Bríd Smith Refuses To Endorse Dáil Committee On Tv Licence

TD slams Fianna Fail claim that Facebook and social media are a ”threat to democracy”. Recommendations that revenue commissioners should collect licence fee is “a rerun of the property tax”

Communications, Climate Action and the Environment committee member, Brid Smith TD,  has said she cannot support the entire list of recommendations produced by the committee’s report on the future funding of public broadcasting.

Deputy Smith strongly objected to the rushed nature of the committees issuing of the report saying, “A draft report was to be discussed, yet we were then told that within two hours of that discussion the full report with its many recommendations would be released, this is rushed and seems dictated to by the fortunes of the present government”.

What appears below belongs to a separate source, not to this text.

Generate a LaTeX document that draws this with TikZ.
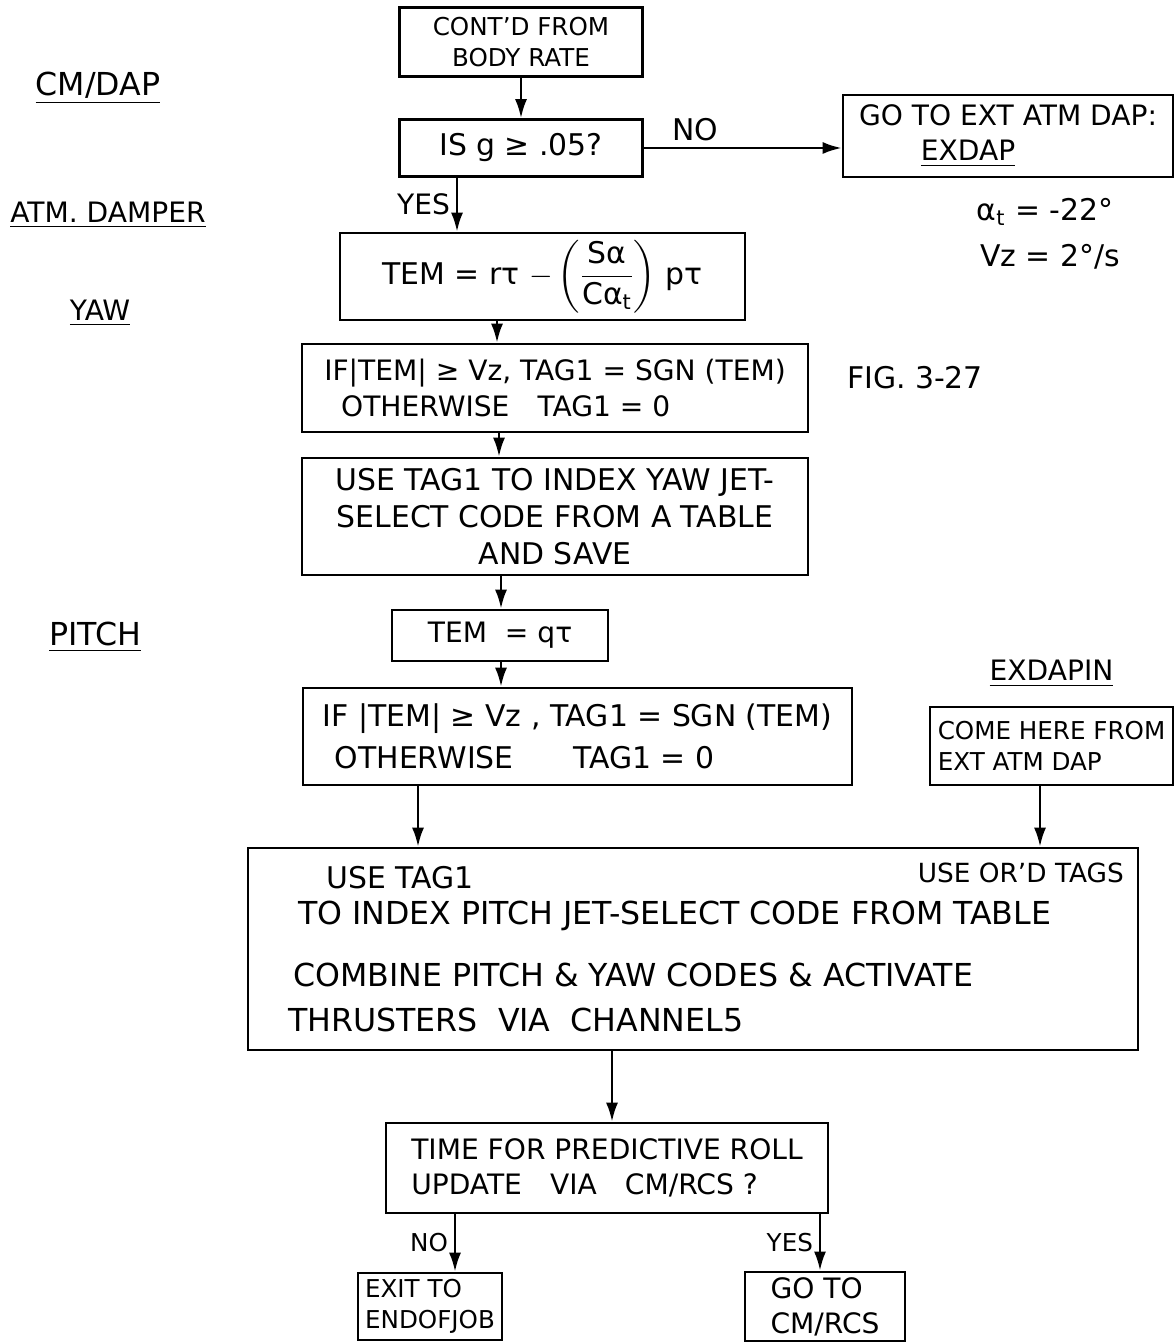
\documentclass[tikz,border=0pt]{standalone}
\usepackage{amsmath}
\usepackage{fontspec}
\setmainfont{DejaVu Sans}
\usepackage{tikz}
\usetikzlibrary{arrows.meta,positioning,calc}

\begin{document}
\begin{tikzpicture}[
    box/.style={draw, line width=1.5pt, inner sep=3pt},
    flow/.style={-{Latex[length=3.8mm,width=2.4mm]}, line width=1.4pt},
    f14/.style={font=\fontsize{14}{18}\selectfont},
    f15/.style={font=\fontsize{15}{19}\selectfont},
    f16/.style={font=\fontsize{16}{20}\selectfont},
    f17/.style={font=\fontsize{17}{21}\selectfont},
    f18/.style={font=\fontsize{18}{22}\selectfont}]
    \useasboundingbox (0,0) rectangle (23.5,-26.88);

    % Side notes
    \node[f18] (cmdap) at (1.96,-1.76) {\underline{CM/DAP}};
    \node[f16] (damper) at (2.16,-4.30) {\underline{ATM. DAMPER}};
    \node[f16] (yaw) at (2.00,-6.26) {\underline{YAW}};
    \node[f18] (pitch) at (1.90,-12.74) {\underline{PITCH}};
    \node[f17] (alpha) at (20.9,-4.24) {α\textsubscript{t} = -22°};
    \node[f17] (vz) at (21.0,-5.14) {Vz = 2°/s};
    \node[f17] (fig) at (18.3,-7.56) {FIG. 3-27};

    % Yaw channel
    \node[box,f14,minimum width=4.86cm,minimum height=1.38cm,align=center] (start) at (10.42,-0.84) {CONT'D FROM\\BODY RATE};
    \node[box,f17,minimum width=4.86cm,minimum height=1.14cm] (test) at (10.42,-2.96) {IS g ≥ .05?};
    \node[box,f16,minimum width=6.6cm,minimum height=1.64cm,align=left] (exdap) at (20.16,-2.72) {GO TO EXT ATM DAP:\\\hspace*{2.2em}\underline{EXDAP}};
    \node[box,f17,minimum width=8.1cm,minimum height=1.74cm] (yawtem) at (10.85,-5.53) {TEM = rτ $-\left(\dfrac{\text{Sα}}{\text{Cα}_{\text{t}}}\right)$ pτ};
    \node[box,f16,minimum width=10.12cm,minimum height=1.76cm,align=left] (yawif) at (11.10,-7.76) {IF|TEM| ≥ Vz, TAG1 = SGN (TEM)\\\hspace*{0.6em}OTHERWISE\quad TAG1 = 0};
    \node[box,f17,minimum width=10.12cm,minimum height=2.34cm,align=center] (yawsel) at (11.10,-10.33) {USE TAG1 TO INDEX YAW JET-\\SELECT CODE FROM A TABLE\\AND SAVE};

    % Pitch channel
    \node[box,f16,minimum width=4.32cm,minimum height=1.02cm] (pitchtem) at (10.0,-12.71) {TEM\ \ = qτ};
    \node[box,f17,minimum width=10.98cm,minimum height=1.94cm,align=left] (pitchif) at (11.55,-14.73) {IF |TEM| ≥ Vz , TAG1 = SGN (TEM)\\[3pt]\hspace*{0.4em}OTHERWISE\qquad TAG1 = 0};
    \node[box,f14,minimum width=4.86cm,minimum height=1.56cm,align=left] (exdapin) at (21.03,-14.92) {COME HERE FROM\\EXT ATM DAP};
    \node[f16,above=0.25cm of exdapin] (exdapinlbl) {\underline{EXDAPIN}};

    % Jet select box
    \node[box,minimum width=17.8cm,minimum height=4.04cm] (jets) at (13.86,-18.98) {};
    \node[f17,anchor=west] (usetag) at (6.40,-17.56) {USE TAG1};
    \node[f15,anchor=east] (useor) at (22.6,-17.46) {USE OR'D TAGS};
    \node[f18,anchor=west] (pidx) at (5.84,-18.32) {TO INDEX PITCH JET-SELECT CODE FROM TABLE};
    \node[f18,anchor=west] (comb) at (5.74,-19.50) {COMBINE PITCH \& YAW CODES \& ACTIVATE};
    \node[f18,anchor=west] (thr) at (5.64,-20.40) {THRUSTERS\ \ VIA\ \ CHANNEL5};

    % Roll update test
    \node[box,f16,minimum width=8.84cm,minimum height=1.8cm,align=left] (rollq) at (12.14,-23.36) {TIME FOR PREDICTIVE ROLL\\UPDATE\quad VIA\quad CM/RCS ?};
    \node[box,f14,minimum width=2.88cm,minimum height=1.34cm,align=left] (exit) at (8.60,-26.13) {EXIT TO\\ENDOFJOB};
    \node[box,f16,minimum width=3.2cm,minimum height=1.34cm,align=left] (gorcs) at (16.50,-26.13) {GO TO\\CM/RCS};

    % Columns of the vertical connectors
    \coordinate (c1) at (9.14,0);
    \coordinate (c2) at (9.94,0);
    \coordinate (c3) at (9.98,0);
    \coordinate (c4) at (10.02,0);
    \coordinate (c5) at (8.36,0);
    \coordinate (c6) at (20.80,0);
    \coordinate (c7) at (12.24,0);
    \coordinate (c8) at (9.10,0);
    \coordinate (c9) at (16.40,0);

    % Connectors
    \draw[flow] (start) -- (test);
    \draw[flow] (test.east) -- (test.east -| exdap.west) node[f17,pos=0.26,above] (no1) {NO};
    \draw[flow] (test.south -| c1) -- (yawtem.north -| c1) node[f16,midway,left] (yes1) {YES};
    \draw[flow] (yawtem.south -| c2) -- (yawif.north -| c2);
    \draw[flow] (yawif.south -| c3) -- (yawsel.north -| c3);
    \draw[flow] (yawsel.south -| c4) -- (pitchtem.north -| c4);
    \draw[flow] (pitchtem.south -| c4) -- (pitchif.north -| c4);
    \draw[flow] (pitchif.south -| c5) -- (jets.north -| c5);
    \draw[flow] (exdapin.south -| c6) -- (jets.north -| c6);
    \draw[flow] (jets.south -| c7) -- (rollq.north -| c7);
    \draw[flow] (rollq.south -| c8) -- (exit.north -| c8) node[f14,midway,left] (no2) {NO};
    \draw[flow] (rollq.south -| c9) -- (gorcs.north -| c9) node[f14,midway,left] (yes2) {YES};
\end{tikzpicture}
\end{document}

“Specifically the recommendation that the revenue commissioners should be the collection agent was deeply flawed and continued a process where tax collection has been subsumed by the collection of various fees for services. The property tax and now the TV licence fee were part of a process designed to get around non-payment of charges with no allowance for people to opt out if they didn’t receive the service or any recognition of their income”, according to Deputy Smith.

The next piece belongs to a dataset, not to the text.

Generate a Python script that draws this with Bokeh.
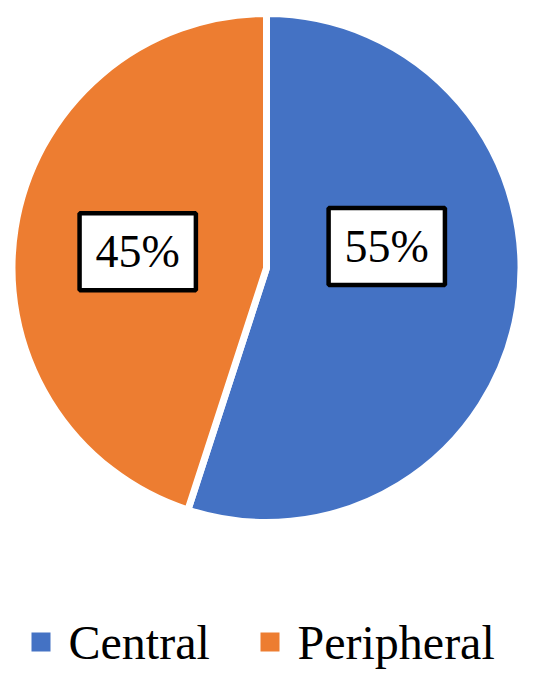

The TD said she could support several of the other recommendations: including a retransmission fee for using RTE content and a removal of the cap currently paid by the state for free TV licences scheme for Oaps and others.
Deputy Smith said she was astonished by the attitude of Fianna Fail TDs Timmy Dooley and James Lawless who claimed that “Facebook is a threat to democracy” as it undermined public service broadcasting with “fake news” outlets.

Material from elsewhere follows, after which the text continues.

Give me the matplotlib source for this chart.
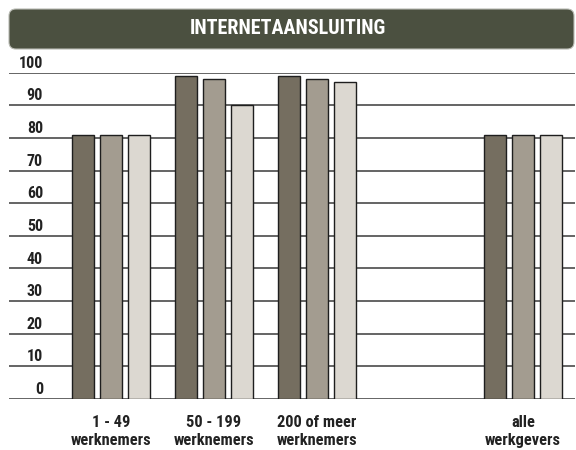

Deputy Smith stated, “I am amazed that two rural TDs, whose constituency’s post office network is already under threat would support a move to take more business form An Post and further undermine the network.”
Deputy Smith also said, “we seem content to ignore the fact that while consumption of media is changing, there are still huge profits generated by multinational corporations It is there that we should be seeking the funding for public broadcasting.”